→ **Your task**: Reproduce all the lines exactly as they stand, apart from the pictures.

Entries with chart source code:
§

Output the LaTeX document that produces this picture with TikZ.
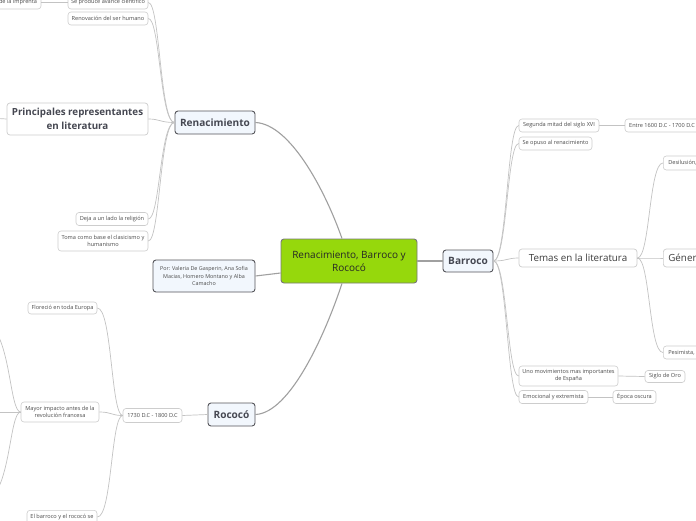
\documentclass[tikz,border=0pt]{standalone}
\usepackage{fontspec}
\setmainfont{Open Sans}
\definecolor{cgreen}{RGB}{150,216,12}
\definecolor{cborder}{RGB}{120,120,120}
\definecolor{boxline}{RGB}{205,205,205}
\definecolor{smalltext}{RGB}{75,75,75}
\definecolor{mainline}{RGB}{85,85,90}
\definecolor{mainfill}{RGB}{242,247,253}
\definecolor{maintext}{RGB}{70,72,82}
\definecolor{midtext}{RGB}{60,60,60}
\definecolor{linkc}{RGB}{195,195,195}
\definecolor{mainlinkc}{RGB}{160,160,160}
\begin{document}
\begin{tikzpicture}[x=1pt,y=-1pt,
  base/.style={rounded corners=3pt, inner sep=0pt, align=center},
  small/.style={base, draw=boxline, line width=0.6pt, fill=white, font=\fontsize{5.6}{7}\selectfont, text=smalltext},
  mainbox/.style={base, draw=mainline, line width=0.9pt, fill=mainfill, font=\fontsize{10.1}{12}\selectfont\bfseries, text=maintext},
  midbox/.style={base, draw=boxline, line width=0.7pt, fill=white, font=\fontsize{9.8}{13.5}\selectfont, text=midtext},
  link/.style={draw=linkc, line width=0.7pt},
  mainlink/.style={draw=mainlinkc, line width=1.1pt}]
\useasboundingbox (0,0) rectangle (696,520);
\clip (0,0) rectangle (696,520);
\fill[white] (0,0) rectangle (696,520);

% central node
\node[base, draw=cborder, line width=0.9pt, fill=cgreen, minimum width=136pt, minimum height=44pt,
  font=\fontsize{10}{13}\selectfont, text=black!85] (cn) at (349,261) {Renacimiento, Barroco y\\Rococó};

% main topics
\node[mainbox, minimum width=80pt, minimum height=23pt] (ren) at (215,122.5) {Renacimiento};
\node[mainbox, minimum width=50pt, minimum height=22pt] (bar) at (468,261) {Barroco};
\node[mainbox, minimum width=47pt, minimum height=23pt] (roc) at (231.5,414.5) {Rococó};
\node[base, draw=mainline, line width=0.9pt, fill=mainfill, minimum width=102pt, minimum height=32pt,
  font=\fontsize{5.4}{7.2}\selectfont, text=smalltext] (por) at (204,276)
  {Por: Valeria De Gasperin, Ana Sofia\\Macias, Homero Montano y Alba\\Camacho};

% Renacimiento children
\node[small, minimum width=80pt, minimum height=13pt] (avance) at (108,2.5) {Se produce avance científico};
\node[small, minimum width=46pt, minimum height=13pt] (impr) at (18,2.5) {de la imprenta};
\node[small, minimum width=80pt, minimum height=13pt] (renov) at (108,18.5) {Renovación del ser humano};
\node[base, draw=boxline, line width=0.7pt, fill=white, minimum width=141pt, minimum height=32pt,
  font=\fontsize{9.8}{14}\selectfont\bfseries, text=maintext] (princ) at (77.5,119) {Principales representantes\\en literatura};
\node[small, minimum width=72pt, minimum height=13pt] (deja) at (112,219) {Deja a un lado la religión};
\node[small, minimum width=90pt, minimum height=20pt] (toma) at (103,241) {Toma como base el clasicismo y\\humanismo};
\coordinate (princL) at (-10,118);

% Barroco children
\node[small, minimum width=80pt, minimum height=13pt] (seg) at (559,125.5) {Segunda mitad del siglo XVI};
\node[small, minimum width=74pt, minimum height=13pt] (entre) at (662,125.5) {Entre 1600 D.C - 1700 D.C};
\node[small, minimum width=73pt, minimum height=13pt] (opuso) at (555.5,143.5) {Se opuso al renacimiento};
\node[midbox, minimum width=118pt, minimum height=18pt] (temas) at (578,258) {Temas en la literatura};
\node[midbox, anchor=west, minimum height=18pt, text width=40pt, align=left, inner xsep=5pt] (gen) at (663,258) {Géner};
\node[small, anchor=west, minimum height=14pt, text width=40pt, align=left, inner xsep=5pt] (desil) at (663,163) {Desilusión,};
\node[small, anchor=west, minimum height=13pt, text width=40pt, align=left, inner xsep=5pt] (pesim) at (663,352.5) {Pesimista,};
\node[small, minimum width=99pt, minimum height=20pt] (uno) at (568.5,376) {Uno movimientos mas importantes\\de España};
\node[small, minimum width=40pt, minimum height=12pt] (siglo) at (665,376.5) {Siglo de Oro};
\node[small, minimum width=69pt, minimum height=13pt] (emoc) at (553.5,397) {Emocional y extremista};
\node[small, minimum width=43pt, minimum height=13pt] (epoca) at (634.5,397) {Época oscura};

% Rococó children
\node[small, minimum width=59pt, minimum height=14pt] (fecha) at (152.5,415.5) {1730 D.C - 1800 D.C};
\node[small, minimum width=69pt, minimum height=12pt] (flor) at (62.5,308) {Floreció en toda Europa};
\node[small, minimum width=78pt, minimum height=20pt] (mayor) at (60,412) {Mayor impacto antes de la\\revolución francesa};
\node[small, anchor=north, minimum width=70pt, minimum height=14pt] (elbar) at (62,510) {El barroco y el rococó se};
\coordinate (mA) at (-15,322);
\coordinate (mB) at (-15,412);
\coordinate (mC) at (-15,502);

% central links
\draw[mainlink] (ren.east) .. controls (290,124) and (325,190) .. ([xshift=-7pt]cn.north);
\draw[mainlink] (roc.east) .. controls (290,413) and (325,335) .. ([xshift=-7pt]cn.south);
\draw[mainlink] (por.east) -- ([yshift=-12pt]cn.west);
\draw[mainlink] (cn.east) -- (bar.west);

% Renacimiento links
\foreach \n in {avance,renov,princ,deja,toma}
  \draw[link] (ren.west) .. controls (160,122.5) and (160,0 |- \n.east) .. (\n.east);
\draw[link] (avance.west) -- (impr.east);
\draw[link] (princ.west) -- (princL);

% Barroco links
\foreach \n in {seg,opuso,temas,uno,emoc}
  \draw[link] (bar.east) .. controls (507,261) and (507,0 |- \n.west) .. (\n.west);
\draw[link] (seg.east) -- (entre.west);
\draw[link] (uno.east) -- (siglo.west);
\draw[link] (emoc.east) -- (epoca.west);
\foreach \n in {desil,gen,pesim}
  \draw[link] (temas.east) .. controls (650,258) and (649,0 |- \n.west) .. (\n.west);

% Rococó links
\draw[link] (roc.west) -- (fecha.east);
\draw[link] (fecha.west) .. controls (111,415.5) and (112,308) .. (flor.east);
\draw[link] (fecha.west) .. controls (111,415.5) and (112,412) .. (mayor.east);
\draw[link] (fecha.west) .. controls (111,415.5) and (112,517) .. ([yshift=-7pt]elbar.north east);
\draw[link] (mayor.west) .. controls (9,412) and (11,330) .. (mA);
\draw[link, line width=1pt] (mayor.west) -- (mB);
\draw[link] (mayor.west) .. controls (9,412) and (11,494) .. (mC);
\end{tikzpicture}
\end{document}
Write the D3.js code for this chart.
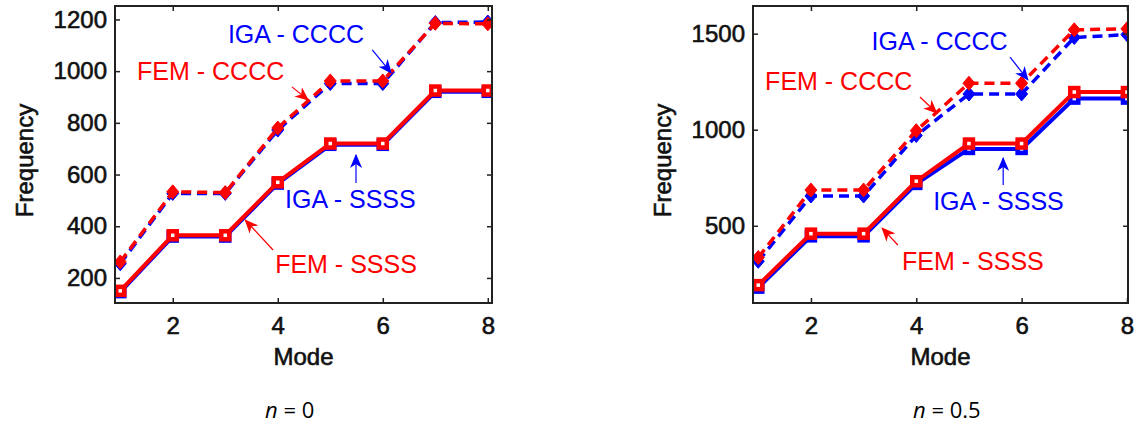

§

→ **Task solution**:
Output the LaTeX document that produces this picture with TikZ.
\documentclass[tikz,border=0pt]{standalone}
\usepackage{fontspec}
\setmainfont{Open Sans}
\definecolor{cgreen}{RGB}{150,216,12}
\definecolor{cborder}{RGB}{120,120,120}
\definecolor{boxline}{RGB}{205,205,205}
\definecolor{smalltext}{RGB}{75,75,75}
\definecolor{mainline}{RGB}{85,85,90}
\definecolor{mainfill}{RGB}{242,247,253}
\definecolor{maintext}{RGB}{70,72,82}
\definecolor{midtext}{RGB}{60,60,60}
\definecolor{linkc}{RGB}{195,195,195}
\definecolor{mainlinkc}{RGB}{160,160,160}
\begin{document}
\begin{tikzpicture}[x=1pt,y=-1pt,
  base/.style={rounded corners=3pt, inner sep=0pt, align=center},
  small/.style={base, draw=boxline, line width=0.6pt, fill=white, font=\fontsize{5.6}{7}\selectfont, text=smalltext},
  mainbox/.style={base, draw=mainline, line width=0.9pt, fill=mainfill, font=\fontsize{10.1}{12}\selectfont\bfseries, text=maintext},
  midbox/.style={base, draw=boxline, line width=0.7pt, fill=white, font=\fontsize{9.8}{13.5}\selectfont, text=midtext},
  link/.style={draw=linkc, line width=0.7pt},
  mainlink/.style={draw=mainlinkc, line width=1.1pt}]
\useasboundingbox (0,0) rectangle (696,520);
\clip (0,0) rectangle (696,520);
\fill[white] (0,0) rectangle (696,520);

% central node
\node[base, draw=cborder, line width=0.9pt, fill=cgreen, minimum width=136pt, minimum height=44pt,
  font=\fontsize{10}{13}\selectfont, text=black!85] (cn) at (349,261) {Renacimiento, Barroco y\\Rococó};

% main topics
\node[mainbox, minimum width=80pt, minimum height=23pt] (ren) at (215,122.5) {Renacimiento};
\node[mainbox, minimum width=50pt, minimum height=22pt] (bar) at (468,261) {Barroco};
\node[mainbox, minimum width=47pt, minimum height=23pt] (roc) at (231.5,414.5) {Rococó};
\node[base, draw=mainline, line width=0.9pt, fill=mainfill, minimum width=102pt, minimum height=32pt,
  font=\fontsize{5.4}{7.2}\selectfont, text=smalltext] (por) at (204,276)
  {Por: Valeria De Gasperin, Ana Sofia\\Macias, Homero Montano y Alba\\Camacho};

% Renacimiento children
\node[small, minimum width=80pt, minimum height=13pt] (avance) at (108,2.5) {Se produce avance científico};
\node[small, minimum width=46pt, minimum height=13pt] (impr) at (18,2.5) {de la imprenta};
\node[small, minimum width=80pt, minimum height=13pt] (renov) at (108,18.5) {Renovación del ser humano};
\node[base, draw=boxline, line width=0.7pt, fill=white, minimum width=141pt, minimum height=32pt,
  font=\fontsize{9.8}{14}\selectfont\bfseries, text=maintext] (princ) at (77.5,119) {Principales representantes\\en literatura};
\node[small, minimum width=72pt, minimum height=13pt] (deja) at (112,219) {Deja a un lado la religión};
\node[small, minimum width=90pt, minimum height=20pt] (toma) at (103,241) {Toma como base el clasicismo y\\humanismo};
\coordinate (princL) at (-10,118);

% Barroco children
\node[small, minimum width=80pt, minimum height=13pt] (seg) at (559,125.5) {Segunda mitad del siglo XVI};
\node[small, minimum width=74pt, minimum height=13pt] (entre) at (662,125.5) {Entre 1600 D.C - 1700 D.C};
\node[small, minimum width=73pt, minimum height=13pt] (opuso) at (555.5,143.5) {Se opuso al renacimiento};
\node[midbox, minimum width=118pt, minimum height=18pt] (temas) at (578,258) {Temas en la literatura};
\node[midbox, anchor=west, minimum height=18pt, text width=40pt, align=left, inner xsep=5pt] (gen) at (663,258) {Géner};
\node[small, anchor=west, minimum height=14pt, text width=40pt, align=left, inner xsep=5pt] (desil) at (663,163) {Desilusión,};
\node[small, anchor=west, minimum height=13pt, text width=40pt, align=left, inner xsep=5pt] (pesim) at (663,352.5) {Pesimista,};
\node[small, minimum width=99pt, minimum height=20pt] (uno) at (568.5,376) {Uno movimientos mas importantes\\de España};
\node[small, minimum width=40pt, minimum height=12pt] (siglo) at (665,376.5) {Siglo de Oro};
\node[small, minimum width=69pt, minimum height=13pt] (emoc) at (553.5,397) {Emocional y extremista};
\node[small, minimum width=43pt, minimum height=13pt] (epoca) at (634.5,397) {Época oscura};

% Rococó children
\node[small, minimum width=59pt, minimum height=14pt] (fecha) at (152.5,415.5) {1730 D.C - 1800 D.C};
\node[small, minimum width=69pt, minimum height=12pt] (flor) at (62.5,308) {Floreció en toda Europa};
\node[small, minimum width=78pt, minimum height=20pt] (mayor) at (60,412) {Mayor impacto antes de la\\revolución francesa};
\node[small, anchor=north, minimum width=70pt, minimum height=14pt] (elbar) at (62,510) {El barroco y el rococó se};
\coordinate (mA) at (-15,322);
\coordinate (mB) at (-15,412);
\coordinate (mC) at (-15,502);

% central links
\draw[mainlink] (ren.east) .. controls (290,124) and (325,190) .. ([xshift=-7pt]cn.north);
\draw[mainlink] (roc.east) .. controls (290,413) and (325,335) .. ([xshift=-7pt]cn.south);
\draw[mainlink] (por.east) -- ([yshift=-12pt]cn.west);
\draw[mainlink] (cn.east) -- (bar.west);

% Renacimiento links
\foreach \n in {avance,renov,princ,deja,toma}
  \draw[link] (ren.west) .. controls (160,122.5) and (160,0 |- \n.east) .. (\n.east);
\draw[link] (avance.west) -- (impr.east);
\draw[link] (princ.west) -- (princL);

% Barroco links
\foreach \n in {seg,opuso,temas,uno,emoc}
  \draw[link] (bar.east) .. controls (507,261) and (507,0 |- \n.west) .. (\n.west);
\draw[link] (seg.east) -- (entre.west);
\draw[link] (uno.east) -- (siglo.west);
\draw[link] (emoc.east) -- (epoca.west);
\foreach \n in {desil,gen,pesim}
  \draw[link] (temas.east) .. controls (650,258) and (649,0 |- \n.west) .. (\n.west);

% Rococó links
\draw[link] (roc.west) -- (fecha.east);
\draw[link] (fecha.west) .. controls (111,415.5) and (112,308) .. (flor.east);
\draw[link] (fecha.west) .. controls (111,415.5) and (112,412) .. (mayor.east);
\draw[link] (fecha.west) .. controls (111,415.5) and (112,517) .. ([yshift=-7pt]elbar.north east);
\draw[link] (mayor.west) .. controls (9,412) and (11,330) .. (mA);
\draw[link, line width=1pt] (mayor.west) -- (mB);
\draw[link] (mayor.west) .. controls (9,412) and (11,494) .. (mC);
\end{tikzpicture}
\end{document}
Write the D3.js code for this chart.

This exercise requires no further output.